** START **
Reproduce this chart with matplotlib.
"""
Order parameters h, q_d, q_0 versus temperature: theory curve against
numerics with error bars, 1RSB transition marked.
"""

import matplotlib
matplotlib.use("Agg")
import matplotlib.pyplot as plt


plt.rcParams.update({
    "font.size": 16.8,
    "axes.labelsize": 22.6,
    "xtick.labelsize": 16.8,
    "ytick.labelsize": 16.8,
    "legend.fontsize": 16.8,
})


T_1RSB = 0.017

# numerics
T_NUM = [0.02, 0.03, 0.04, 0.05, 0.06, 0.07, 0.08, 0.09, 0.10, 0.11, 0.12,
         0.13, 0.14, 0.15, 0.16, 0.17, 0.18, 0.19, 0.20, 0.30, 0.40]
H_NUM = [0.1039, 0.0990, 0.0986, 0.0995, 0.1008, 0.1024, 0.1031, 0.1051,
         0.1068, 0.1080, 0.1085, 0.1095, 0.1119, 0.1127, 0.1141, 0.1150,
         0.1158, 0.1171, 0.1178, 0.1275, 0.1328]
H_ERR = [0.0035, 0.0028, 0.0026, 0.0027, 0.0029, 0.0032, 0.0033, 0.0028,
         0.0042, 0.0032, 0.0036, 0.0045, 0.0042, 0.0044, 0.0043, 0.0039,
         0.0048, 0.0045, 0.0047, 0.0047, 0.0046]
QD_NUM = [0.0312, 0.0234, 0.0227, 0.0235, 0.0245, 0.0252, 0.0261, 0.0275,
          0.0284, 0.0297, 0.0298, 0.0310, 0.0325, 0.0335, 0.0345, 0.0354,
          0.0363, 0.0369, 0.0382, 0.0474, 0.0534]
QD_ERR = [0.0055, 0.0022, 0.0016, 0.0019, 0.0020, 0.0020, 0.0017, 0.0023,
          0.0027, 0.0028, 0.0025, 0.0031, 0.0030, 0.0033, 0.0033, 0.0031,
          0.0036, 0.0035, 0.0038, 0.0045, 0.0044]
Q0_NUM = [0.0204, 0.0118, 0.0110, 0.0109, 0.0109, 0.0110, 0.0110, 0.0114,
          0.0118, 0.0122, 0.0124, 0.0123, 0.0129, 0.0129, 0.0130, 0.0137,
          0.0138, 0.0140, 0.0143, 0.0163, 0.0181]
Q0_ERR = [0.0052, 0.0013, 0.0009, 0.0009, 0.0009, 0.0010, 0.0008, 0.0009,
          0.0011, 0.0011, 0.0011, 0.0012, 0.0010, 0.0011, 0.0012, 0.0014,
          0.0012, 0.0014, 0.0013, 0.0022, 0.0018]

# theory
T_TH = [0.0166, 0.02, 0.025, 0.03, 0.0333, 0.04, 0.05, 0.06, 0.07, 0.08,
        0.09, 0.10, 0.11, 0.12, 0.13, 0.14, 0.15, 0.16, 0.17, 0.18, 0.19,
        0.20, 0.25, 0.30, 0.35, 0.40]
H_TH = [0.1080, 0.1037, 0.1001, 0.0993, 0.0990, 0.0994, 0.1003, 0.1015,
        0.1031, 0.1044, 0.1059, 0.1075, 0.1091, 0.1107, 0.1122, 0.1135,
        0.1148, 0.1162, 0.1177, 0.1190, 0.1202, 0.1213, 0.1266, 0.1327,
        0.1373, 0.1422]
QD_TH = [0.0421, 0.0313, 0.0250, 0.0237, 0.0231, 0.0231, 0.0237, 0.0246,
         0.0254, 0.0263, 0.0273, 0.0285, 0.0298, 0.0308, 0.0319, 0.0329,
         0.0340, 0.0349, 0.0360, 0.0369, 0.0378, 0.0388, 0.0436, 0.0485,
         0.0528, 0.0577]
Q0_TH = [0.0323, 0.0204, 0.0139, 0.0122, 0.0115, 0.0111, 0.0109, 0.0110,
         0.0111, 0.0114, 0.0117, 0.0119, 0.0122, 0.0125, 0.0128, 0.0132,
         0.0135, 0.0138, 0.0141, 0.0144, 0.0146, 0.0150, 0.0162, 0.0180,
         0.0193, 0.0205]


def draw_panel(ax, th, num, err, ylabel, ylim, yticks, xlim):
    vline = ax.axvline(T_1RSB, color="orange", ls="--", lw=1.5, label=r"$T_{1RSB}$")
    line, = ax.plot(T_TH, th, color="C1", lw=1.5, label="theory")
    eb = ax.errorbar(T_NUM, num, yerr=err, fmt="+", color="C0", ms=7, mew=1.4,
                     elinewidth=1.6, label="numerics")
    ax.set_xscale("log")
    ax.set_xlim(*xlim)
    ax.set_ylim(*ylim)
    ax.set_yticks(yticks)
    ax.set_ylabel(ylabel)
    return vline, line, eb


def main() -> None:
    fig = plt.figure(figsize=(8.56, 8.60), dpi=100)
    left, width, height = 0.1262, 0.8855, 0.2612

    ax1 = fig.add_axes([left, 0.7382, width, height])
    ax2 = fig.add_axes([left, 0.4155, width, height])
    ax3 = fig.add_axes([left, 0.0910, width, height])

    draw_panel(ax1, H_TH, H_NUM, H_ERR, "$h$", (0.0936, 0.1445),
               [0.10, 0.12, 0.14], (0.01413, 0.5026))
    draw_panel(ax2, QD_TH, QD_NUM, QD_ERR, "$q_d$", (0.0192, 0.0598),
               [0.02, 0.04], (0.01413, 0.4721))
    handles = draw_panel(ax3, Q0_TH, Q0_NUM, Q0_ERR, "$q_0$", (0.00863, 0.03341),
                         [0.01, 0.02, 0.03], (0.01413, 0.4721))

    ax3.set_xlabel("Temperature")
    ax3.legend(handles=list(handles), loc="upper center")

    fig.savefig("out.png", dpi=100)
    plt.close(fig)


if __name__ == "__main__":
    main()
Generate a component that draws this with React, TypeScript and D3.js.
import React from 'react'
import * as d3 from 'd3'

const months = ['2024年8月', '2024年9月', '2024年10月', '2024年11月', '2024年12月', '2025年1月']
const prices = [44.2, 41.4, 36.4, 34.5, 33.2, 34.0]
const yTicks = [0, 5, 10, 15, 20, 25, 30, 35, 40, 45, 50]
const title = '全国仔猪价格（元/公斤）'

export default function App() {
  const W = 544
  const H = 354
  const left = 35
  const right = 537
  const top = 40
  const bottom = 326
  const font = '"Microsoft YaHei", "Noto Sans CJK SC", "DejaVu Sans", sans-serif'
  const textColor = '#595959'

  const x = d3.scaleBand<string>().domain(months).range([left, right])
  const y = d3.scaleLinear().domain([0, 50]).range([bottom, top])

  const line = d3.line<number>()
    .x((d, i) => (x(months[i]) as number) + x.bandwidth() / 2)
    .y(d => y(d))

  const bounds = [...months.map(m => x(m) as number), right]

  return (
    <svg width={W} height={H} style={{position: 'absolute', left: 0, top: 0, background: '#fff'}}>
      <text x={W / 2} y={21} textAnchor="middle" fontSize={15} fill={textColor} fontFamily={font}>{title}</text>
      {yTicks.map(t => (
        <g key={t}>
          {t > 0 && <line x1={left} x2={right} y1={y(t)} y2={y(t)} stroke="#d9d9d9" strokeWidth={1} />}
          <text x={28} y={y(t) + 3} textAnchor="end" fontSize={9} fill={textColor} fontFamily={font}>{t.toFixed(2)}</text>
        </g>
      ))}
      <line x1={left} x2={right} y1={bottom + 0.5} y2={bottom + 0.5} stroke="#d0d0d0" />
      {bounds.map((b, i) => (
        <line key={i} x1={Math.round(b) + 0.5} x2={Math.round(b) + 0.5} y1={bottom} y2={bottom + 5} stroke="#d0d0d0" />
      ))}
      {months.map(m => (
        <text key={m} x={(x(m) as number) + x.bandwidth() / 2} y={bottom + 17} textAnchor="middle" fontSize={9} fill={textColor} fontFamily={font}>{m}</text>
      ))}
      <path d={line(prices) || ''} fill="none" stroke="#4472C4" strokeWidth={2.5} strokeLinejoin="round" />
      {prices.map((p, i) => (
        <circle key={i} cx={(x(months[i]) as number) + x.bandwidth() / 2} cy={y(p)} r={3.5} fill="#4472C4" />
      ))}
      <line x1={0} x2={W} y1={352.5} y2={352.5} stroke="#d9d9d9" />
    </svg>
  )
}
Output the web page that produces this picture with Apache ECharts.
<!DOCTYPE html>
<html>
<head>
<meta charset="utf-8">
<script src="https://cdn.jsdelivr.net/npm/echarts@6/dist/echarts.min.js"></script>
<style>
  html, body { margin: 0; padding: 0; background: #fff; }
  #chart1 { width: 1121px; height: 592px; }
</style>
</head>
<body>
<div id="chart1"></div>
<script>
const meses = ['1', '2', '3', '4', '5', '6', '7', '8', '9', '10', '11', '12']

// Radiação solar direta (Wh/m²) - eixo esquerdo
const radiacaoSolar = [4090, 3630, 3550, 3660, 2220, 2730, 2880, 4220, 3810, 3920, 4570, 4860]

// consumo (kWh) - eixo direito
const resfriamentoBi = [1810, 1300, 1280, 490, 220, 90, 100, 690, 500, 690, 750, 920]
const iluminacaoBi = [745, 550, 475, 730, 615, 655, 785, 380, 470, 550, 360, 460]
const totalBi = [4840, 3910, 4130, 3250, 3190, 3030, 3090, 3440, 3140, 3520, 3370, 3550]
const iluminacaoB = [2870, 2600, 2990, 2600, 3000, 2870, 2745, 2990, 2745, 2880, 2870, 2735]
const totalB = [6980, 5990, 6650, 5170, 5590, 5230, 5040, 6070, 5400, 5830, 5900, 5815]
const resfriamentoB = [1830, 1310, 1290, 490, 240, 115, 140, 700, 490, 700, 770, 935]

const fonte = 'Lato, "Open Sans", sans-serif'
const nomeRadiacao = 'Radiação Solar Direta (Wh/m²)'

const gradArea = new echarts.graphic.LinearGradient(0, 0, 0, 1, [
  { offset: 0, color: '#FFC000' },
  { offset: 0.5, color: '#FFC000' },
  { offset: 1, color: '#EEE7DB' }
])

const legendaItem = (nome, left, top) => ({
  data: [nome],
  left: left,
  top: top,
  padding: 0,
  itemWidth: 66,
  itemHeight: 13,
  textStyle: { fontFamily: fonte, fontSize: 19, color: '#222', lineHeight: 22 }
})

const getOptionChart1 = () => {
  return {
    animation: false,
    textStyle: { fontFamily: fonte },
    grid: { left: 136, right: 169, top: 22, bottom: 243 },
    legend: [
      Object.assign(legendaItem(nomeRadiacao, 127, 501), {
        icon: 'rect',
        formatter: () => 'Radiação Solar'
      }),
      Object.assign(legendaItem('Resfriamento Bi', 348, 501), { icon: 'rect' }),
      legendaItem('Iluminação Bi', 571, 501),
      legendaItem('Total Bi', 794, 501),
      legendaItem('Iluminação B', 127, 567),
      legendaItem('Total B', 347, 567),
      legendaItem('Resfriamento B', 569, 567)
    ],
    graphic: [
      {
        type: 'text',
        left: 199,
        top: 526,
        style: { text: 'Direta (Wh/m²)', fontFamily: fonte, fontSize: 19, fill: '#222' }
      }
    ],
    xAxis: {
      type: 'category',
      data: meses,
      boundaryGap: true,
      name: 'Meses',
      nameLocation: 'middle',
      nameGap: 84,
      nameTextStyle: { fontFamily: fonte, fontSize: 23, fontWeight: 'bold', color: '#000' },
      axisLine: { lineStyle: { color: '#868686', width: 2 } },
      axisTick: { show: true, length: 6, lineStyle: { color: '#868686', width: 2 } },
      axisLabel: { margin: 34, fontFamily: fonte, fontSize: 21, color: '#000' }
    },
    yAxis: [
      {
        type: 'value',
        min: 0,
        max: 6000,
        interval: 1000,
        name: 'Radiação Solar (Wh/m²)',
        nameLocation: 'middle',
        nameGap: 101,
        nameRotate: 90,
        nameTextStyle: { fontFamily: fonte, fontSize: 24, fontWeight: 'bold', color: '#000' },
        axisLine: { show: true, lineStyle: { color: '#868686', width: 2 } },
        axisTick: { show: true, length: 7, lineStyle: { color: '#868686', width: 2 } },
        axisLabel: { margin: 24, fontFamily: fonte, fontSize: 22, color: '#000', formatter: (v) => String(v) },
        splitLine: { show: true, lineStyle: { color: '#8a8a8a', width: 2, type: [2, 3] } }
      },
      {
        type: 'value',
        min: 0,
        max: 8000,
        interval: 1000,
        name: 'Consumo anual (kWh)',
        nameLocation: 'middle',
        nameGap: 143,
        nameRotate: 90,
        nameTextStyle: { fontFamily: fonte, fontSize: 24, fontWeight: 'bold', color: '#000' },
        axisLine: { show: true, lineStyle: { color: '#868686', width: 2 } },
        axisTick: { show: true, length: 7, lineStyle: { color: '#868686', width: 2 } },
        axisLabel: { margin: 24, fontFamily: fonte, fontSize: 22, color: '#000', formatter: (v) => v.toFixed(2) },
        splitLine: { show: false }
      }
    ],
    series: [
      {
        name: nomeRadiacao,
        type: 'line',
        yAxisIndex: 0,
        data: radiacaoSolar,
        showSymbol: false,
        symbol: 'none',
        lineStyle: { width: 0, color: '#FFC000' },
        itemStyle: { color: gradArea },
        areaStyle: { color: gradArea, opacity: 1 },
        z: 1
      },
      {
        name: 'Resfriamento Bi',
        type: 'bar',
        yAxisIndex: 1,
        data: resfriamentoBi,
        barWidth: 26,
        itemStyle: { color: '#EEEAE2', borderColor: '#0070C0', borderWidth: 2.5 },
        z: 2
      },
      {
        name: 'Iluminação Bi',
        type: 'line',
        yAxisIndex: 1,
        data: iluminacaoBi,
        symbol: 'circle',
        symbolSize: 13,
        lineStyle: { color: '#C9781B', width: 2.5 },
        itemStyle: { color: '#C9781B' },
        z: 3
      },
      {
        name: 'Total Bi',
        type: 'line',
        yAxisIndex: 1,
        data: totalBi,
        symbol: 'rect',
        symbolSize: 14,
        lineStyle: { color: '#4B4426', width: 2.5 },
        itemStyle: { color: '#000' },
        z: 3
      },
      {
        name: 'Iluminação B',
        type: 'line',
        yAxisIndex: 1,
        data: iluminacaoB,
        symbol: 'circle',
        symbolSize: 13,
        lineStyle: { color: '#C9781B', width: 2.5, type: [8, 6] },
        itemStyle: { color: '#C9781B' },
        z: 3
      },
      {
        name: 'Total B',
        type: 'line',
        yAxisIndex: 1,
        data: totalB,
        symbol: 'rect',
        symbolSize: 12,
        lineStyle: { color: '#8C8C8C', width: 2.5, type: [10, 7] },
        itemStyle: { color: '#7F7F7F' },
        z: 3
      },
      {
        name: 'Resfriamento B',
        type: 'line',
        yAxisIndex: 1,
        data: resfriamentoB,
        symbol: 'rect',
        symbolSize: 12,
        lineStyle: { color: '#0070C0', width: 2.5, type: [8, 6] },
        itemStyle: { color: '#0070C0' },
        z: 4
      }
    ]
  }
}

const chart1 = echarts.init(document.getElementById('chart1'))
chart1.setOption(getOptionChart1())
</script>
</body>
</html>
** END **
Exercise objective ::
Write out exactly the lines from the start of the material through the line with "import matplotlib.pyplot as plt". No other output is expected.

Answer ::
Reproduce this chart with matplotlib.
"""
Order parameters h, q_d, q_0 versus temperature: theory curve against
numerics with error bars, 1RSB transition marked.
"""

import matplotlib
matplotlib.use("Agg")
import matplotlib.pyplot as plt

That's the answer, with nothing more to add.